AIM OF THE EXERCISE →
For the copy, please give all of the data again exactly and leave the pictures out.

COLLECTED MATERIAL →
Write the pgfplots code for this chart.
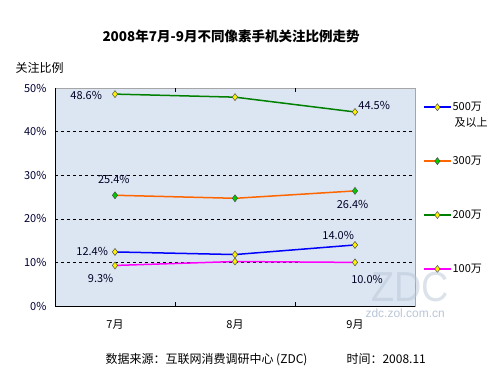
\documentclass[border=0pt]{standalone}
\usepackage{fontspec}
\setmainfont{Noto Sans CJK SC}
\newfontfamily\lat{Liberation Sans}
\usepackage{pgfplots}
\pgfplotsset{compat=1.18}
\definecolor{bgc}{HTML}{DCE6F2}
\definecolor{oran}{HTML}{FF6600}
\definecolor{grn}{HTML}{008000}
\definecolor{mag}{HTML}{FF00FF}
\definecolor{wm}{HTML}{B9C6D6}
\begin{document}
\begin{tikzpicture}[x=1pt,y=1pt]
\path[use as bounding box] (0,0) rectangle (500,375);
\node[font=\bfseries\fontsize{13.5}{15}\selectfont] at (231,339) {2008年7月-9月不同像素手机关注比例走势};
\node[font=\fontsize{12}{14}\selectfont, anchor=west] at (12,307) {关注比例};
\node[font=\fontsize{12}{14}\lat, text=wm, anchor=west] at (362,62) {zdc.zol.com.cn};
\begin{axis}[at={(55pt,69pt)}, anchor=south west, scale only axis,
  width=360pt, height=218pt,
  xmin=-0.5, xmax=2.5, ymin=0, ymax=50,
  axis background/.style={fill=bgc},
  axis line style={gray!70},
  xtick={0,1,2}, xticklabels={7月,8月,9月},
  extra x ticks={0.5,1.5}, extra x tick labels={},
  extra x tick style={major tick length=4pt, tick style={black}},
  major tick length=0pt,
  xticklabel style={font=\fontsize{11}{13}\selectfont, yshift=-10pt},
  ytick={0,10,20,30,40,50},
  yticklabels={0\%,10\%,20\%,30\%,40\%,50\%},
  yticklabel style={font=\fontsize{11}{13}\selectfont, text=black!80!blue, xshift=-5pt},
  ymajorgrids, grid style={black, dashed, line width=0.6pt},
  /pgf/number format/assume math mode=true,
  legend style={draw=none, fill=none, at={(1.022,0.541)}, anchor=west,
    font=\fontsize{11}{13}\selectfont, row sep=40pt, inner sep=0pt,
    nodes={inner xsep=1pt}},
  legend cell align=left,
  legend image code/.code={\draw[mark repeat=2,mark phase=2] plot coordinates {(0pt,0pt) (13.5pt,0pt) (27pt,0pt)};},
  every axis plot/.append style={line width=1.5pt, mark=diamond*, mark size=3.5pt},
]
\addplot[blue, mark options={solid, fill=yellow, draw=black!70, line width=0.5pt}] coordinates {(0,12.4) (1,11.8) (2,14.0)};
\addlegendentry{500万}
\addplot[oran, mark options={solid, fill=green!80!black, draw=black!70, line width=0.5pt}] coordinates {(0,25.4) (1,24.7) (2,26.4)};
\addlegendentry{300万}
\addplot[grn, mark options={solid, fill=yellow, draw=black!70, line width=0.5pt}] coordinates {(0,48.6) (1,47.9) (2,44.5)};
\addlegendentry{200万}
\addplot[mag, mark options={solid, fill=yellow, draw=black!70, line width=0.5pt}] coordinates {(0,9.3) (1,10.2) (2,10.0)};
\addlegendentry{100万}
\draw[black, line width=0.8pt] (rel axis cs:0,1) -- (rel axis cs:0,0) -- (rel axis cs:1,0);
\tikzset{lab/.style={font=\fontsize{11}{13}\selectfont, text=black!85!blue}}
\node[lab] at (axis cs:-0.24,48.4) {48.6\%};
\node[lab] at (axis cs:2.16,45.9) {44.5\%};
\node[lab] at (axis cs:-0.01,29.1) {25.4\%};
\node[lab] at (axis cs:1.98,23.2) {26.4\%};
\node[lab] at (axis cs:-0.19,12.4) {12.4\%};
\node[lab] at (axis cs:1.86,16.1) {14.0\%};
\node[lab] at (axis cs:-0.12,6.4) {9.3\%};
\node[lab] at (axis cs:2.10,6.2) {10.0\%};
\end{axis}
\node[font=\fontsize{42}{42}\lat, text=wm, opacity=0.5, xscale=0.9, inner sep=0pt] at (410,88) {ZDC};
\node[font=\fontsize{11}{13}\selectfont, anchor=west, inner xsep=0pt] at (454.5,253) {及以上};
\node[font=\fontsize{12}{14}\selectfont, anchor=base west] at (102,12) {数据来源：互联网消费调研中心 (ZDC)};
\node[font=\fontsize{12}{14}\selectfont, anchor=base west] at (343,12) {时间：2008.11};
\end{tikzpicture}
\end{document}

FINISHED TASK →
Write the pgfplots code for this chart.
\documentclass[border=0pt]{standalone}
\usepackage{fontspec}
\setmainfont{Noto Sans CJK SC}
\newfontfamily\lat{Liberation Sans}
\usepackage{pgfplots}
\pgfplotsset{compat=1.18}
\definecolor{bgc}{HTML}{DCE6F2}
\definecolor{oran}{HTML}{FF6600}
\definecolor{grn}{HTML}{008000}
\definecolor{mag}{HTML}{FF00FF}
\definecolor{wm}{HTML}{B9C6D6}
\begin{document}
\begin{tikzpicture}[x=1pt,y=1pt]
\path[use as bounding box] (0,0) rectangle (500,375);
\node[font=\bfseries\fontsize{13.5}{15}\selectfont] at (231,339) {2008年7月-9月不同像素手机关注比例走势};
\node[font=\fontsize{12}{14}\selectfont, anchor=west] at (12,307) {关注比例};
\node[font=\fontsize{12}{14}\lat, text=wm, anchor=west] at (362,62) {zdc.zol.com.cn};
\begin{axis}[at={(55pt,69pt)}, anchor=south west, scale only axis,
  width=360pt, height=218pt,
  xmin=-0.5, xmax=2.5, ymin=0, ymax=50,
  axis background/.style={fill=bgc},
  axis line style={gray!70},
  xtick={0,1,2}, xticklabels={7月,8月,9月},
  extra x ticks={0.5,1.5}, extra x tick labels={},
  extra x tick style={major tick length=4pt, tick style={black}},
  major tick length=0pt,
  xticklabel style={font=\fontsize{11}{13}\selectfont, yshift=-10pt},
  ytick={0,10,20,30,40,50},
  yticklabels={0\%,10\%,20\%,30\%,40\%,50\%},
  yticklabel style={font=\fontsize{11}{13}\selectfont, text=black!80!blue, xshift=-5pt},
  ymajorgrids, grid style={black, dashed, line width=0.6pt},
  /pgf/number format/assume math mode=true,
  legend style={draw=none, fill=none, at={(1.022,0.541)}, anchor=west,
    font=\fontsize{11}{13}\selectfont, row sep=40pt, inner sep=0pt,
    nodes={inner xsep=1pt}},
  legend cell align=left,
  legend image code/.code={\draw[mark repeat=2,mark phase=2] plot coordinates {(0pt,0pt) (13.5pt,0pt) (27pt,0pt)};},
  every axis plot/.append style={line width=1.5pt, mark=diamond*, mark size=3.5pt},
]
\addplot[blue, mark options={solid, fill=yellow, draw=black!70, line width=0.5pt}] coordinates {(0,12.4) (1,11.8) (2,14.0)};
\addlegendentry{500万}
\addplot[oran, mark options={solid, fill=green!80!black, draw=black!70, line width=0.5pt}] coordinates {(0,25.4) (1,24.7) (2,26.4)};
\addlegendentry{300万}
\addplot[grn, mark options={solid, fill=yellow, draw=black!70, line width=0.5pt}] coordinates {(0,48.6) (1,47.9) (2,44.5)};
\addlegendentry{200万}
\addplot[mag, mark options={solid, fill=yellow, draw=black!70, line width=0.5pt}] coordinates {(0,9.3) (1,10.2) (2,10.0)};
\addlegendentry{100万}
\draw[black, line width=0.8pt] (rel axis cs:0,1) -- (rel axis cs:0,0) -- (rel axis cs:1,0);
\tikzset{lab/.style={font=\fontsize{11}{13}\selectfont, text=black!85!blue}}
\node[lab] at (axis cs:-0.24,48.4) {48.6\%};
\node[lab] at (axis cs:2.16,45.9) {44.5\%};
\node[lab] at (axis cs:-0.01,29.1) {25.4\%};
\node[lab] at (axis cs:1.98,23.2) {26.4\%};
\node[lab] at (axis cs:-0.19,12.4) {12.4\%};
\node[lab] at (axis cs:1.86,16.1) {14.0\%};
\node[lab] at (axis cs:-0.12,6.4) {9.3\%};
\node[lab] at (axis cs:2.10,6.2) {10.0\%};
\end{axis}
\node[font=\fontsize{42}{42}\lat, text=wm, opacity=0.5, xscale=0.9, inner sep=0pt] at (410,88) {ZDC};
\node[font=\fontsize{11}{13}\selectfont, anchor=west, inner xsep=0pt] at (454.5,253) {及以上};
\node[font=\fontsize{12}{14}\selectfont, anchor=base west] at (102,12) {数据来源：互联网消费调研中心 (ZDC)};
\node[font=\fontsize{12}{14}\selectfont, anchor=base west] at (343,12) {时间：2008.11};
\end{tikzpicture}
\end{document}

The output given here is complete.